Dozens of learned articles and millions of media words tell us that ocean acidity has increased alarmingly since man started using carbon fuels. The worry is that the carbon dioxide being generated by man’s industry is dissolving in the ocean thus creating acidic water. And the computer models forecast that, by some future date, sea shells and corals will be dissolved or killed by the acidic ocean and/or the associated global warming.
However a close look at the chemistry of the oceans and the evidence provided by past records and present observations reveals that the open ocean is alkaline and never acidic, except locally near active submarine volcanic vents. It is deceptive to suggest that sea life is threatened by “the rising acidity of the oceans”. The oceans are still quite alkaline. Nothing unusual or abnormal has yet been detected. Other conclusions are:
- The pH of the oceans varies naturally from place to place and time to time, depending on temperatures and the activities of plant and animal life. It is impossible to determine a meaningful figure for “average” ocean acidity (pH). It is also impossible to say with any certainty that average ocean pH has changed because of man’s use of carbon fuels. Such “measurements” are an exercise in guided guess-work. (“What would you like the answer to be?”)
- It is a myth that acidic waters necessarily kill aquatic life. Rain water is slightly acidic and many fresh water lagoons, swamps and reed beds are also acidic. Nevertheless, aquatic life flourishes in these wetlands.
- The oceans have a huge capacity resist being destabilised by changes in temperature or composition of the atmosphere. Whenever there is a change, the reactions of other chemicals or life in the sea act to moderate and even reverse those changes. Oceans cover about 71% of the Earth’s surface and the hydrosphere contains over 300 times the mass of gases in the atmosphere. The oceans thus have a huge capacity to buffer any variations in heat content or gas content emanating from the thin veil of atmospheric gases. The effect of man’s supposed 3% contribution to the tiny 0.039% of carbon dioxide in the Earth’s thin atmosphere would not register a long-term effect in the massive oceans.
- Cold ocean currents from the deep ocean periodically up-well to the surface. These currents are rich in dissolved carbon dioxide and other chemicals and decayed organic matter. Where this cold nutrient-rich water surfaces, there is a staggering profusion of aquatic life.
- Oceans have an unlimited ability to remove carbon dioxide from their waters and store it in thick beds of shells and corals, limestone, chalk, dolomite, magnesite, siderite, marls, methane hydrate and oil shales. Fresh water swamps and lakes on land have also laid down massive deposits of coal and lignite formed from carbon dioxide extracted from the atmosphere. Many of these deposits were laid down when the carbon dioxide content of the atmosphere was far higher than it is today.

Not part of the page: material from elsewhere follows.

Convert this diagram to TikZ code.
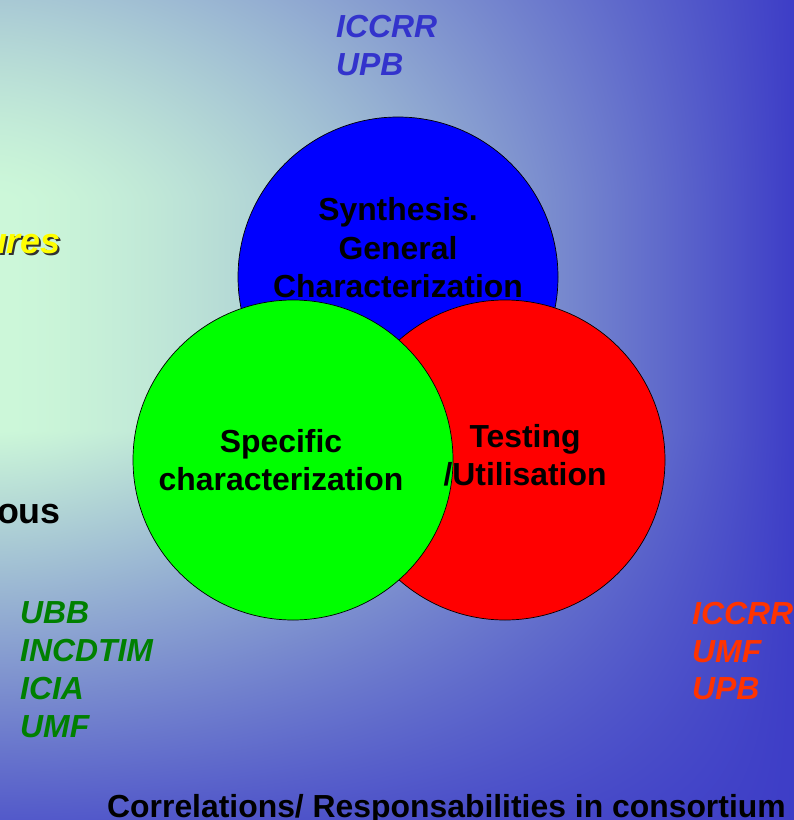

- Carbon dioxide present in the oceans is essential to plant life and current very low levels of carbon dioxide in the atmosphere and the ocean are limiting plant growth. All animal life depends on these plants. Man’s mining and industrial activities are harmlessly recycling some of this valuable carbon dioxide from natural limestones and hydrocarbons buried in the dead lithosphere, back to the living biosphere.
- Corals are hardy and adaptable and have survived for 500 million years. During that time they have had to cope with warm eras, ice ages, extinction events, eras of massive volcanic activity, dramatic rising and lowering in sea levels and eons of time when levels of atmospheric carbon dioxide were far higher than today.
- A very recent extensive study of the Great Barrier Reef concluded that the changes forecast under the “business as usual greenhouse gas emissions” were unlikely to cause great harm to the reef.
- Any change in global temperature or the carbon dioxide content of the atmosphere will cause life on land and in the ocean to adjust and adapt. However, on balance, a warmer world with more plant food in the atmosphere and a more vigorous water cycle is very beneficial for the biosphere. The killer climates are associated with ice ages when the atmosphere is cold and dry, the sea levels are much lower and much of Earth’s fresh water is locked up in vast lifeless sheets of ice.
- There is no justification to use the baseless fear of “acidification of the oceans” as an excuse for a massive dislocation of our transport, food and energy industries. We should instead be focussing on real pollution problems (such as man’s rubbish floating in the oceans) and/or on preparing to cope with real and likely natural disasters (such as earthquakes, volcanic eruptions, tsunamis, floods, fires, cyclones and droughts).